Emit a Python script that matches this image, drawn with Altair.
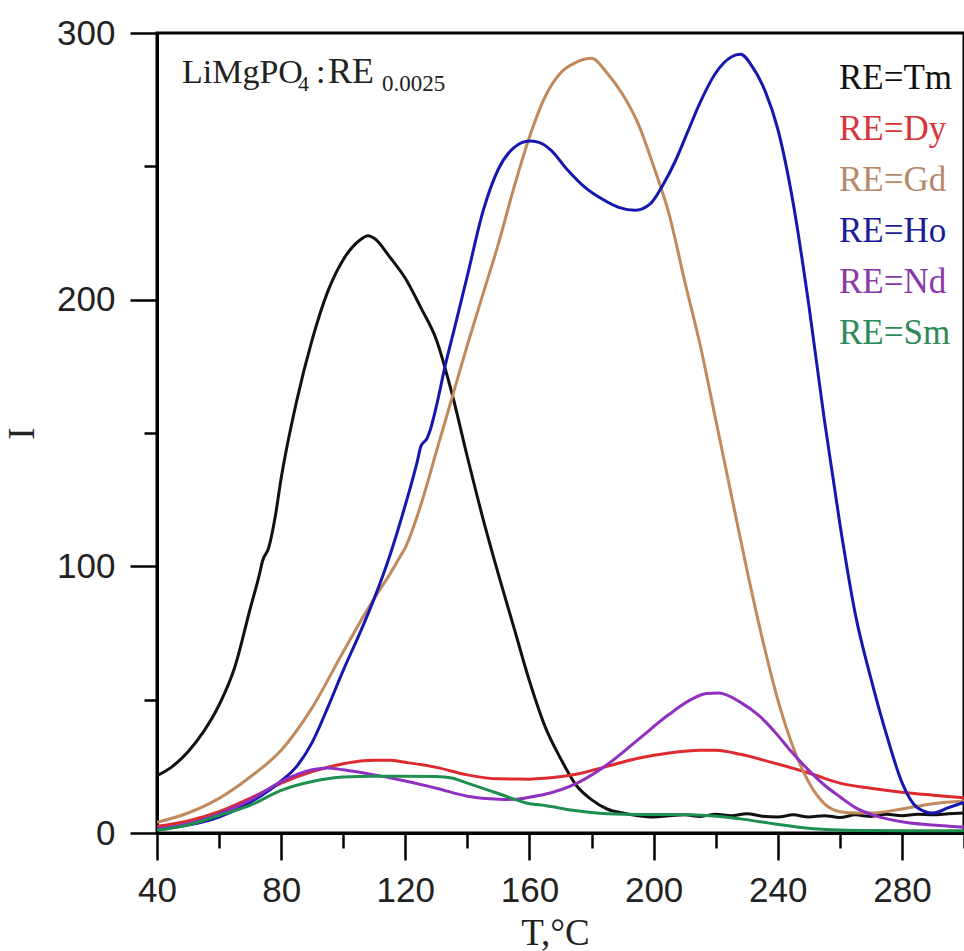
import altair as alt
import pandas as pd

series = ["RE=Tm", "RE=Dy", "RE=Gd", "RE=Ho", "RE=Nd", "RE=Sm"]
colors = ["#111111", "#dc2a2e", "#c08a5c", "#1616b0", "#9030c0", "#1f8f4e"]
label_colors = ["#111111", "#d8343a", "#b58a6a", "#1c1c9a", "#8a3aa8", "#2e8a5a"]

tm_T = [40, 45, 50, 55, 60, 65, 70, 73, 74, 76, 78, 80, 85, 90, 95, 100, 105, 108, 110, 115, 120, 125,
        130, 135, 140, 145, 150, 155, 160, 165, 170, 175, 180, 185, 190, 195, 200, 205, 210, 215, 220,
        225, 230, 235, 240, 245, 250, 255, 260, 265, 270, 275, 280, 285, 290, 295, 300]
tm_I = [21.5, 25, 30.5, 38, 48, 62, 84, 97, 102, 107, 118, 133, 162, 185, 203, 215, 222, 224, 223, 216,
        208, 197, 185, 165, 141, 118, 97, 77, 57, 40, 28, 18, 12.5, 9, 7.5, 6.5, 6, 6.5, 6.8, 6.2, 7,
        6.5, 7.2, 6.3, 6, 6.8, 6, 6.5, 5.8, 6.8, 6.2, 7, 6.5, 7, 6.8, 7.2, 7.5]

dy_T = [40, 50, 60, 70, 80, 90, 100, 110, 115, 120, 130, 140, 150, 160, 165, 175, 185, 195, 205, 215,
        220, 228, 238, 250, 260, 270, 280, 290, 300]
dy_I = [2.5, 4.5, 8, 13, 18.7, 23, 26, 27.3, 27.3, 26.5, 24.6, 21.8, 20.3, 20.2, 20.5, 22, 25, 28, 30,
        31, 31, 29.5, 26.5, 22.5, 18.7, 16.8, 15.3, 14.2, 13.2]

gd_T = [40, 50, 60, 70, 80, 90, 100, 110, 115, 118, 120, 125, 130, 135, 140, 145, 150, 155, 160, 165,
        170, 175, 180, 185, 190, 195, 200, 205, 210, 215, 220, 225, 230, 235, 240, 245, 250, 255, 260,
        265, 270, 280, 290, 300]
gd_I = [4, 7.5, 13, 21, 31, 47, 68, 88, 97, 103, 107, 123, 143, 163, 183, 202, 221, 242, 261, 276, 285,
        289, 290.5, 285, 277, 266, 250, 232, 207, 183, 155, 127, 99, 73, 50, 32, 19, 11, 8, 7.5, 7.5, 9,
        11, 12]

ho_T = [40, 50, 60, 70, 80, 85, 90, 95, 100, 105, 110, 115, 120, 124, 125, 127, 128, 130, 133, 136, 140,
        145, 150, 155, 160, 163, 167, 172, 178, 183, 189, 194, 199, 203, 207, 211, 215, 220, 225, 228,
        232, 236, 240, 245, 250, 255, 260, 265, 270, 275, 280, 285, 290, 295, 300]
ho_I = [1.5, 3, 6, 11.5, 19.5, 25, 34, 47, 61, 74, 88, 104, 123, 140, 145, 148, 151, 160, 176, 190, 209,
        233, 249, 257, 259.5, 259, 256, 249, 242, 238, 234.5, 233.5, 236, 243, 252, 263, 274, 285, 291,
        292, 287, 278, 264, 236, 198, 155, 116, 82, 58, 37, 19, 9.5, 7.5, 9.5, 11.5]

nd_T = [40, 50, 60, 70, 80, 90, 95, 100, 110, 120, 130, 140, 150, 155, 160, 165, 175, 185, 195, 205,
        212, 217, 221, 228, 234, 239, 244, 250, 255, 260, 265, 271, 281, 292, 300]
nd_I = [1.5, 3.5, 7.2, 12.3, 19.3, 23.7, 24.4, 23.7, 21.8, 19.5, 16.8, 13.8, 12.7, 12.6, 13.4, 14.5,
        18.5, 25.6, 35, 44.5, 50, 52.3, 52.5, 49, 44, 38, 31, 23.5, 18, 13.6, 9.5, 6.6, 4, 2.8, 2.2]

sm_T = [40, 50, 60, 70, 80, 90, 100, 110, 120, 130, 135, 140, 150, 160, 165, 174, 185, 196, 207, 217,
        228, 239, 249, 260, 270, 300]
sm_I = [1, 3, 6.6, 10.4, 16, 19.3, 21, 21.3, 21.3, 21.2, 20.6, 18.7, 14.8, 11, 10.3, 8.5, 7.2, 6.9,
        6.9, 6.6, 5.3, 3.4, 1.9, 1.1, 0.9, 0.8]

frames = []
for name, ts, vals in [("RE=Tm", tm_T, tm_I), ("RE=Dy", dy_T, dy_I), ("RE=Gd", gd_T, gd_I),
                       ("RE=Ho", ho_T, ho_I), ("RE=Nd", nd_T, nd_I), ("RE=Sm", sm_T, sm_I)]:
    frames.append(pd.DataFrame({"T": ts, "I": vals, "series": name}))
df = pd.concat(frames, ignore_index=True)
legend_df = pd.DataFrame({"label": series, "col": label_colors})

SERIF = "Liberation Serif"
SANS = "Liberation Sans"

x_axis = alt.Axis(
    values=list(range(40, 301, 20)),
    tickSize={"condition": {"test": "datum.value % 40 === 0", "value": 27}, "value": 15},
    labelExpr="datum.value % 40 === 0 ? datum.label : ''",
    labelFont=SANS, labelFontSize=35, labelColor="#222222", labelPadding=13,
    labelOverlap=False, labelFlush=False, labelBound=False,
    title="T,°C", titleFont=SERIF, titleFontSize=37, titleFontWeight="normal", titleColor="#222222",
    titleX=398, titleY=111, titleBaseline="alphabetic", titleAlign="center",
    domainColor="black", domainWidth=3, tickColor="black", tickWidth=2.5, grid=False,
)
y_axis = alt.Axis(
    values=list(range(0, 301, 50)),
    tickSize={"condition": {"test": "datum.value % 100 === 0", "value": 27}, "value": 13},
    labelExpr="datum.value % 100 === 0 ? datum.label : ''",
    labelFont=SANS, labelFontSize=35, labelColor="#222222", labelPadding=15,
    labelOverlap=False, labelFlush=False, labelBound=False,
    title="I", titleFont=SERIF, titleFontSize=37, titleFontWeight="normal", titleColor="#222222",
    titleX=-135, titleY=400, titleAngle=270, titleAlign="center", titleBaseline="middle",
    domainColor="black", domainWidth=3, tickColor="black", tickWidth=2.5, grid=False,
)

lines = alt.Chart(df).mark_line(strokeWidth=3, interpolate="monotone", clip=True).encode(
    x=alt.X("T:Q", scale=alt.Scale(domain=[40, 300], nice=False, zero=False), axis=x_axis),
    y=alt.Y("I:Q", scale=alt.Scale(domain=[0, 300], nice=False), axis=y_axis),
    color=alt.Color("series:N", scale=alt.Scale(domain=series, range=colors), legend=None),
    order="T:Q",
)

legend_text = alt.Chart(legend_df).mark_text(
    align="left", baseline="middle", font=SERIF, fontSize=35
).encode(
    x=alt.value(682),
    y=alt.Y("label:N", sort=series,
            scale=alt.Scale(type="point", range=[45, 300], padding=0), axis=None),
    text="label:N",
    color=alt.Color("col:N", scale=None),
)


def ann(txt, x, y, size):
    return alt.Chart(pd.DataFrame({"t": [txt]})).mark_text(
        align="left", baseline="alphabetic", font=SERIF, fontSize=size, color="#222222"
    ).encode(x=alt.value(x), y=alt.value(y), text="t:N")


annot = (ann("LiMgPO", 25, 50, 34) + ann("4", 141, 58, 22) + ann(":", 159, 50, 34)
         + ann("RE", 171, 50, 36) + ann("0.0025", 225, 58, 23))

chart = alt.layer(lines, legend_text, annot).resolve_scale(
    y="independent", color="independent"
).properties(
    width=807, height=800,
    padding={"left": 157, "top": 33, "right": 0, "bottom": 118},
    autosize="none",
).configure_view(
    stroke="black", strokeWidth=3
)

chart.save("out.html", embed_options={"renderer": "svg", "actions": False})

________________

* _Given instruction_
Keep the pictures out of the copy and return the rest of the data above exactly.

* _Written reply_
Emit a Python script that matches this image, drawn with Altair.
import altair as alt
import pandas as pd

series = ["RE=Tm", "RE=Dy", "RE=Gd", "RE=Ho", "RE=Nd", "RE=Sm"]
colors = ["#111111", "#dc2a2e", "#c08a5c", "#1616b0", "#9030c0", "#1f8f4e"]
label_colors = ["#111111", "#d8343a", "#b58a6a", "#1c1c9a", "#8a3aa8", "#2e8a5a"]

tm_T = [40, 45, 50, 55, 60, 65, 70, 73, 74, 76, 78, 80, 85, 90, 95, 100, 105, 108, 110, 115, 120, 125,
        130, 135, 140, 145, 150, 155, 160, 165, 170, 175, 180, 185, 190, 195, 200, 205, 210, 215, 220,
        225, 230, 235, 240, 245, 250, 255, 260, 265, 270, 275, 280, 285, 290, 295, 300]
tm_I = [21.5, 25, 30.5, 38, 48, 62, 84, 97, 102, 107, 118, 133, 162, 185, 203, 215, 222, 224, 223, 216,
        208, 197, 185, 165, 141, 118, 97, 77, 57, 40, 28, 18, 12.5, 9, 7.5, 6.5, 6, 6.5, 6.8, 6.2, 7,
        6.5, 7.2, 6.3, 6, 6.8, 6, 6.5, 5.8, 6.8, 6.2, 7, 6.5, 7, 6.8, 7.2, 7.5]

dy_T = [40, 50, 60, 70, 80, 90, 100, 110, 115, 120, 130, 140, 150, 160, 165, 175, 185, 195, 205, 215,
        220, 228, 238, 250, 260, 270, 280, 290, 300]
dy_I = [2.5, 4.5, 8, 13, 18.7, 23, 26, 27.3, 27.3, 26.5, 24.6, 21.8, 20.3, 20.2, 20.5, 22, 25, 28, 30,
        31, 31, 29.5, 26.5, 22.5, 18.7, 16.8, 15.3, 14.2, 13.2]

gd_T = [40, 50, 60, 70, 80, 90, 100, 110, 115, 118, 120, 125, 130, 135, 140, 145, 150, 155, 160, 165,
        170, 175, 180, 185, 190, 195, 200, 205, 210, 215, 220, 225, 230, 235, 240, 245, 250, 255, 260,
        265, 270, 280, 290, 300]
gd_I = [4, 7.5, 13, 21, 31, 47, 68, 88, 97, 103, 107, 123, 143, 163, 183, 202, 221, 242, 261, 276, 285,
        289, 290.5, 285, 277, 266, 250, 232, 207, 183, 155, 127, 99, 73, 50, 32, 19, 11, 8, 7.5, 7.5, 9,
        11, 12]

ho_T = [40, 50, 60, 70, 80, 85, 90, 95, 100, 105, 110, 115, 120, 124, 125, 127, 128, 130, 133, 136, 140,
        145, 150, 155, 160, 163, 167, 172, 178, 183, 189, 194, 199, 203, 207, 211, 215, 220, 225, 228,
        232, 236, 240, 245, 250, 255, 260, 265, 270, 275, 280, 285, 290, 295, 300]
ho_I = [1.5, 3, 6, 11.5, 19.5, 25, 34, 47, 61, 74, 88, 104, 123, 140, 145, 148, 151, 160, 176, 190, 209,
        233, 249, 257, 259.5, 259, 256, 249, 242, 238, 234.5, 233.5, 236, 243, 252, 263, 274, 285, 291,
        292, 287, 278, 264, 236, 198, 155, 116, 82, 58, 37, 19, 9.5, 7.5, 9.5, 11.5]

nd_T = [40, 50, 60, 70, 80, 90, 95, 100, 110, 120, 130, 140, 150, 155, 160, 165, 175, 185, 195, 205,
        212, 217, 221, 228, 234, 239, 244, 250, 255, 260, 265, 271, 281, 292, 300]
nd_I = [1.5, 3.5, 7.2, 12.3, 19.3, 23.7, 24.4, 23.7, 21.8, 19.5, 16.8, 13.8, 12.7, 12.6, 13.4, 14.5,
        18.5, 25.6, 35, 44.5, 50, 52.3, 52.5, 49, 44, 38, 31, 23.5, 18, 13.6, 9.5, 6.6, 4, 2.8, 2.2]

sm_T = [40, 50, 60, 70, 80, 90, 100, 110, 120, 130, 135, 140, 150, 160, 165, 174, 185, 196, 207, 217,
        228, 239, 249, 260, 270, 300]
sm_I = [1, 3, 6.6, 10.4, 16, 19.3, 21, 21.3, 21.3, 21.2, 20.6, 18.7, 14.8, 11, 10.3, 8.5, 7.2, 6.9,
        6.9, 6.6, 5.3, 3.4, 1.9, 1.1, 0.9, 0.8]

frames = []
for name, ts, vals in [("RE=Tm", tm_T, tm_I), ("RE=Dy", dy_T, dy_I), ("RE=Gd", gd_T, gd_I),
                       ("RE=Ho", ho_T, ho_I), ("RE=Nd", nd_T, nd_I), ("RE=Sm", sm_T, sm_I)]:
    frames.append(pd.DataFrame({"T": ts, "I": vals, "series": name}))
df = pd.concat(frames, ignore_index=True)
legend_df = pd.DataFrame({"label": series, "col": label_colors})

SERIF = "Liberation Serif"
SANS = "Liberation Sans"

x_axis = alt.Axis(
    values=list(range(40, 301, 20)),
    tickSize={"condition": {"test": "datum.value % 40 === 0", "value": 27}, "value": 15},
    labelExpr="datum.value % 40 === 0 ? datum.label : ''",
    labelFont=SANS, labelFontSize=35, labelColor="#222222", labelPadding=13,
    labelOverlap=False, labelFlush=False, labelBound=False,
    title="T,°C", titleFont=SERIF, titleFontSize=37, titleFontWeight="normal", titleColor="#222222",
    titleX=398, titleY=111, titleBaseline="alphabetic", titleAlign="center",
    domainColor="black", domainWidth=3, tickColor="black", tickWidth=2.5, grid=False,
)
y_axis = alt.Axis(
    values=list(range(0, 301, 50)),
    tickSize={"condition": {"test": "datum.value % 100 === 0", "value": 27}, "value": 13},
    labelExpr="datum.value % 100 === 0 ? datum.label : ''",
    labelFont=SANS, labelFontSize=35, labelColor="#222222", labelPadding=15,
    labelOverlap=False, labelFlush=False, labelBound=False,
    title="I", titleFont=SERIF, titleFontSize=37, titleFontWeight="normal", titleColor="#222222",
    titleX=-135, titleY=400, titleAngle=270, titleAlign="center", titleBaseline="middle",
    domainColor="black", domainWidth=3, tickColor="black", tickWidth=2.5, grid=False,
)

lines = alt.Chart(df).mark_line(strokeWidth=3, interpolate="monotone", clip=True).encode(
    x=alt.X("T:Q", scale=alt.Scale(domain=[40, 300], nice=False, zero=False), axis=x_axis),
    y=alt.Y("I:Q", scale=alt.Scale(domain=[0, 300], nice=False), axis=y_axis),
    color=alt.Color("series:N", scale=alt.Scale(domain=series, range=colors), legend=None),
    order="T:Q",
)

legend_text = alt.Chart(legend_df).mark_text(
    align="left", baseline="middle", font=SERIF, fontSize=35
).encode(
    x=alt.value(682),
    y=alt.Y("label:N", sort=series,
            scale=alt.Scale(type="point", range=[45, 300], padding=0), axis=None),
    text="label:N",
    color=alt.Color("col:N", scale=None),
)


def ann(txt, x, y, size):
    return alt.Chart(pd.DataFrame({"t": [txt]})).mark_text(
        align="left", baseline="alphabetic", font=SERIF, fontSize=size, color="#222222"
    ).encode(x=alt.value(x), y=alt.value(y), text="t:N")


annot = (ann("LiMgPO", 25, 50, 34) + ann("4", 141, 58, 22) + ann(":", 159, 50, 34)
         + ann("RE", 171, 50, 36) + ann("0.0025", 225, 58, 23))

chart = alt.layer(lines, legend_text, annot).resolve_scale(
    y="independent", color="independent"
).properties(
    width=807, height=800,
    padding={"left": 157, "top": 33, "right": 0, "bottom": 118},
    autosize="none",
).configure_view(
    stroke="black", strokeWidth=3
)

chart.save("out.html", embed_options={"renderer": "svg", "actions": False})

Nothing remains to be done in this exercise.